On Mon, Nov 3, 2008 at 6:29 AM, Gerhard Häring <gh at ghaering.de> wrote:
> Stefan Behnel wrote:
>> Michael Foord wrote:
>>> Moving more C extensions to an implementation based on ctypes would be
>>> enormously useful for PyPy, IronPython and Jython, but ctypes is not yet
>>> as portable as Python itself which could be an issue (although one worth
>>> resolving).
>> In the same line, moving more extensions to a high-level language like
>> Cython,
>> instead of writing them in straight C, would make a later switch to a
>> different environment a lot easier, as the extensions could be regenerated
>> with a modified Cython compiler (obviously minus some fixing of premature
>> optimisations and the like).
> Is using Cython for anything in Modules/ really an option?

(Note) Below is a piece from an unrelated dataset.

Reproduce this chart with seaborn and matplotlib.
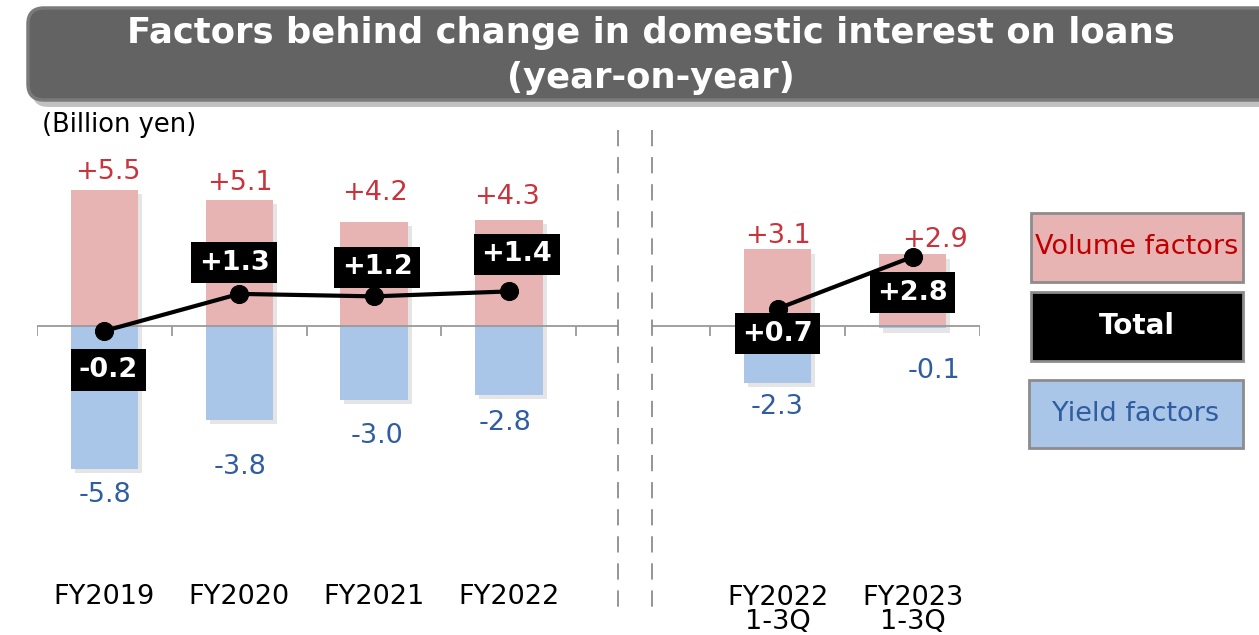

In my limited
> experiments with it, I did like it.
> But using it for Python standard library stuff doesn't look quite right to
> me:
> - Option 1: distribute Cython with Python and integrate into build process
> -- Ouch!

Can you be a bit more descriptive?

> - Option 2: only distribute generated source files
> -- developers still need to have Cython installed
> -- you have to trust Cython; who will really review the generated code?

Who reviews the machine code from gcc?

I would love to see the option to write the lower levels in something
other than C, but obviously any choice would have to be a good one.
Otherwise, we end up stuck or with lots of different languages all
being used and making understanding the full codebase harder. For
example, I've wondered if RPython would ever reach the point it could
be considered in the same way, but I don't think it would be wise to
consider both. So, the question I see isn't if Cython should be
allowed for standard library modules, but if the landscape of such
solutions is at a point that any of them is ready to be committed to.